Now the UK is no longer part of the European Union, the Government can choose to lower the VAT rate on broadband and channel that money into helping more customers access this essential service.


Social fund

Money raised by cutting the VAT rate on broadband to 5% could go into a separate fund with various objectives such as:

  1. Giving broadband providers funding for offering social broadband tariffs to their customers
  2. Funding access to digital skills workshops and training
  3. Subsidising the costs of technology for the lowest-income households

This would allow for affordability and confidence issues to be addressed while ensuring that broadband providers and service providers are not bearing the brunt of funding themselves.

Ofcom's February 2022 research into the affordability of broadband services found:

  • 5% of all households report issues with broadband affordability, amounting to around 1.1 million households
  • 11% of lower-income households (with income under £10,399) have experienced affordability issues
  • 5% of households only access the internet through their mobile phone or a mobile broadband device, with 7% of this group experiencing affordability issues

Ofcom conclude that the financially vulnerable are more likely to experience issues with telecoms affordability and that this underlined the importance of social tariffs.


Affordable tariffs

There are a handful of social tariffs available in the UK today, with BT Home Essentials the most widely available.

Yet Ofcom research shows that, despite an estimated 4.2 million households being eligible for a social broadband tariff, only 55,000 households have signed up.

Part of this is undoubtedly due to lack of awareness and BT have already promised to make changes to signpost vulnerable customers towards the Home Essentials tariff in stores where appropriate.

Ofcom themselves are also looking to strengthen the protections offered to vulnerable customers by telecoms providers, including by prompting them to mention social tariffs to customers in need of help and support.

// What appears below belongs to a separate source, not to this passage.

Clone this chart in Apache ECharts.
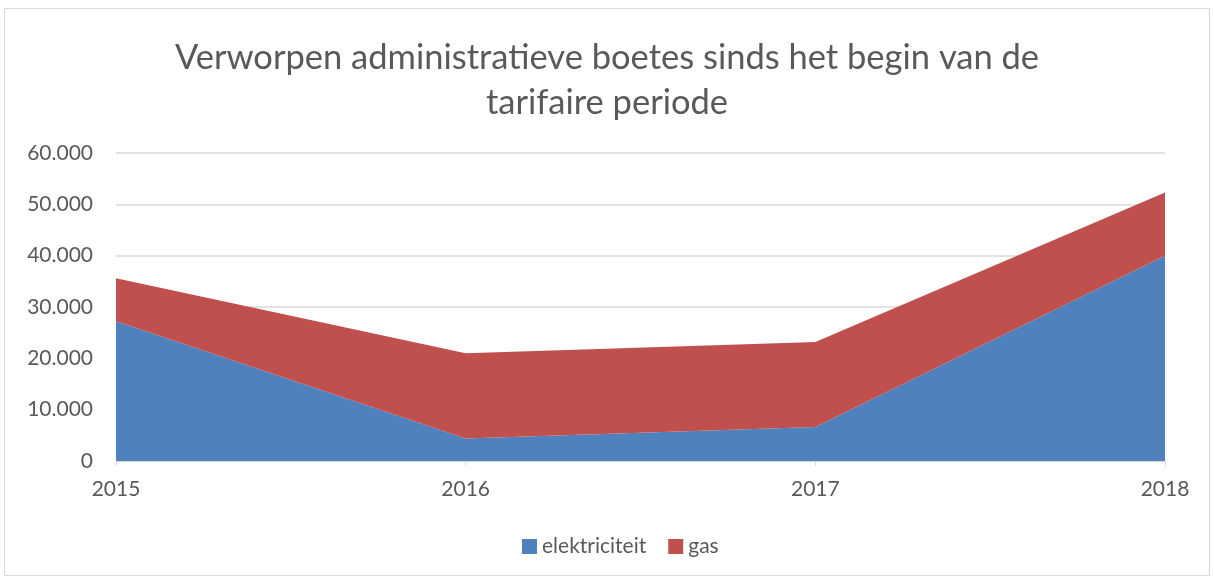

However, there are a few problems with social tariffs that should be addressed to improve accessibility and awareness.

First, the funding model we have discussed above would ensure that more broadband providers could offer a funded social tariff, allowing customers to choose from several rather than just one or two.

The ability to make decisions about their own provider is an important option and puts power back into the hands of the customer rather than the few providers who currently offer such tariffs.

In this scenario, more providers would be able to share the administrative burden of offering and handling social tariffs and, as these packages were pre-funded, there would be no incentive to obscure their existence or make them difficult to access.

Second, we argue that the barrier of credit checks should be removed from all social broadband tariffs.

The current BT Home Essentials plan requires a credit check where its predecessor BT Basic did not. BT say this can result in a security deposit being requested in case a customer do not pay their bills.

Given the target market of social tariffs, this is wholly unacceptable and disenfranchises the very people these tariffs are meant to support.

Many customers will be put off by the mention of a security deposit without even going through the application process, while many more will be unable to afford any upfront costs - hence why they are applying for the tariff in the first place.

If equipment costs are the main consideration for running credit checks in this way, providers could supply their customers with basic or older routers that are not as valuable as the latest models. In addition, consumer debt could be handled via the usual channels afterwards where necessary or subsidised by the social fund if appropriate.

The goal should be to encourage the uptake of social tariffs. Ofcom is sufficiently concerned about vulnerable customers to look at strengthening the protections offered to them.

We ask that they go further by altering the rules on credit checks on social tariffs.

This simple change, and the VAT cut we have proposed on broadband, would go some way to making social tariffs more accessible to those they are meant to support.